Tetra Tech Helps Promote Knowledge Transfer, Remote Sensing, and Climate Change Mitigation
Tetra Tech is implementing the U.S. Agency for International Development (USAID) Forest-PLUS project in India. This flagship forestry project for USAID/India brings together Indian and American expertise to develop new tools, techniques, and methods to shift forest management practices in India towards forest ecosystem management and climate change mitigation.
Recently Forest-PLUS facilitated two visits of Indian foresters to the United States. One group worked with American scientists at the University of Massachusetts, Amherst, (UMass) to develop techniques for using Synthetic Aperture Radar (SAR) remote-sensed data to measure the carbon and physical condition of Indian forests. The second group visited California to absorb lessons from the policymakers that created that state's carbon market and to observe in the field how land managers have adjusted their forest management to grow carbon credits for that market.
From July 4 to 24, 2015, seven senior remote sensing and forest scientists from India's SAR Task Group were at the UMass SAR lab of Dr. Paul Siquiera, with whom they worked to develop new remote sensing models and protocols that apply SAR data analysis to the unique characteristics of Indian forests. Clouds are transparent to SAR and different SAR wavelengths differentially penetrate forest canopies with the reflectances carrying information about the volume of woody biomass. These characteristics make SAR data useful in estimating forest density, forest condition, and aboveground forest biomass, particularly in cloudy regions.
The SAR Task Group spent an additional day visiting scientists at the University of Maryland (UMD) who are combining Light Detection And Ranging (LiDAR), SAR, and optical remote-sensed data to estimate forest carbon and forest condition. Forest-PLUS is supporting the SAR Task Group working with both UMass and UMD to develop and fund long-term research collaborations to use remote-sensed data to improve forest management in India. On their final day in the United States, the SAR Task Group visited the Tetra Tech office in Arlington, Virginia, where they presented the results of their trip, their hopes for continuing to work with their American colleagues, and their plans to apply SAR analysis to Indian forests.
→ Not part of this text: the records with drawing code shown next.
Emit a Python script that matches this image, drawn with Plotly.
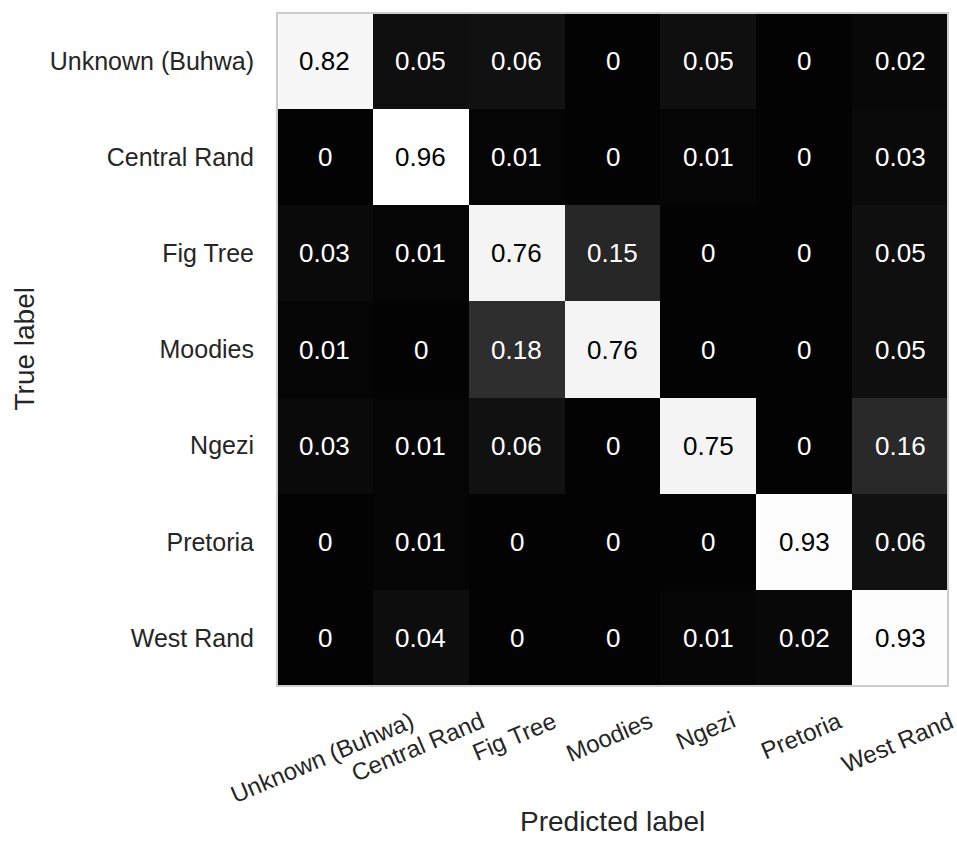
import plotly.graph_objects as go

labels = ["Unknown (Buhwa)", "Central Rand", "Fig Tree", "Moodies", "Ngezi", "Pretoria", "West Rand"]
values = [
    [0.82, 0.05, 0.06, 0, 0.05, 0, 0.02],
    [0, 0.96, 0.01, 0, 0.01, 0, 0.03],
    [0.03, 0.01, 0.76, 0.15, 0, 0, 0.05],
    [0.01, 0, 0.18, 0.76, 0, 0, 0.05],
    [0.03, 0.01, 0.06, 0, 0.75, 0, 0.16],
    [0, 0.01, 0, 0, 0, 0.93, 0.06],
    [0, 0.04, 0, 0, 0.01, 0.02, 0.93],
]
x_title = "Predicted label"
y_title = "True label"

FONT = "Liberation Sans, Arial, sans-serif"
TXT = "#262626"

colorscale = [
    [0.0, "rgb(3,3,3)"],
    [0.1875, "rgb(46,46,46)"],
    [0.77, "rgb(243,243,243)"],
    [1.0, "rgb(255,255,255)"],
]

fig = go.Figure(go.Heatmap(
    z=values, x=labels, y=labels,
    colorscale=colorscale, zmin=0, zmax=0.96,
    showscale=False, xgap=0, ygap=0, hoverinfo="skip",
))

annotations = []
for i, row_lab in enumerate(labels):
    for j, col_lab in enumerate(labels):
        v = values[i][j]
        annotations.append(dict(
            x=col_lab, y=row_lab, xref="x", yref="y",
            text=f"{v:g}", showarrow=False,
            font=dict(family=FONT, size=26, color="white" if v < 0.5 else "black"),
        ))

for lab in labels:
    annotations.append(dict(
        x=lab, xref="x", y=0, yref="paper", yanchor="top", xanchor="center",
        yshift=-18, xshift=-3, text=lab, textangle=-23, showarrow=False,
        font=dict(family=FONT, size=24, color=TXT),
    ))

annotations.append(dict(
    x=0.5, xref="paper", y=0, yref="paper", yanchor="middle", xanchor="center",
    yshift=-135, text=x_title, showarrow=False,
    font=dict(family=FONT, size=28, color=TXT),
))
annotations.append(dict(
    x=0, xref="paper", y=0.5, yref="paper", yanchor="middle", xanchor="center",
    xshift=-253, text=y_title, textangle=-90, showarrow=False,
    font=dict(family=FONT, size=28, color=TXT),
))

fig.update_layout(
    width=957, height=849,
    margin=dict(l=277, r=9, t=13, b=163),
    paper_bgcolor="white", plot_bgcolor="white",
    annotations=annotations,
    xaxis=dict(showticklabels=False, ticks="", showgrid=False, zeroline=False,
               range=[-0.5, len(labels) - 0.5]),
    yaxis=dict(range=[len(labels) - 0.5, -0.5], ticks="", showgrid=False, zeroline=False,
               tickfont=dict(family=FONT, size=25, color=TXT), ticklabelstandoff=22),
    shapes=[dict(type="rect", xref="paper", yref="paper", x0=0, y0=0, x1=1, y1=1,
                 line=dict(color="#cccccc", width=2), layer="above")],
)

fig.write_html("out.html")
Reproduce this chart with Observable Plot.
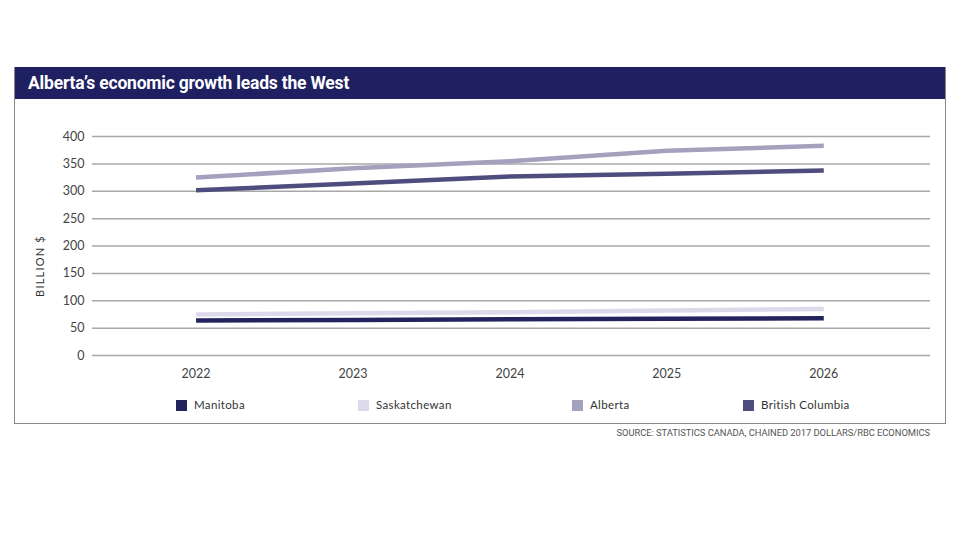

For the second visit, Forest-PLUS brought eight senior state foresters and national forest policymakers to California from July 25 to 31, 2015. The group received an intensive introduction to how California's path-breaking climate change policies, laws, and regulations have established strong private sector incentives to manage forests for carbon stocks that can be sold in a regulatory carbon market. They met with many of the senior policymakers and regulators in the state government who were instrumental in establishing California's current policies and regulations, and with foresters and land managers responsible for Big Bend State Forest and Garcia River, two big tracts of redwood forests with large stocks of forest biomass generating marketable carbon credits. These examples in northern California demonstrated how a carefully designed state carbon policy and regulations can influence on-the-ground forest management and how forest carbon projects at community, watershed, and state levels involving public, private, and NGO managers can be developed and implemented. The Indian visitors were able to observe and discuss with their California counterparts how they might adapt the California experience to India.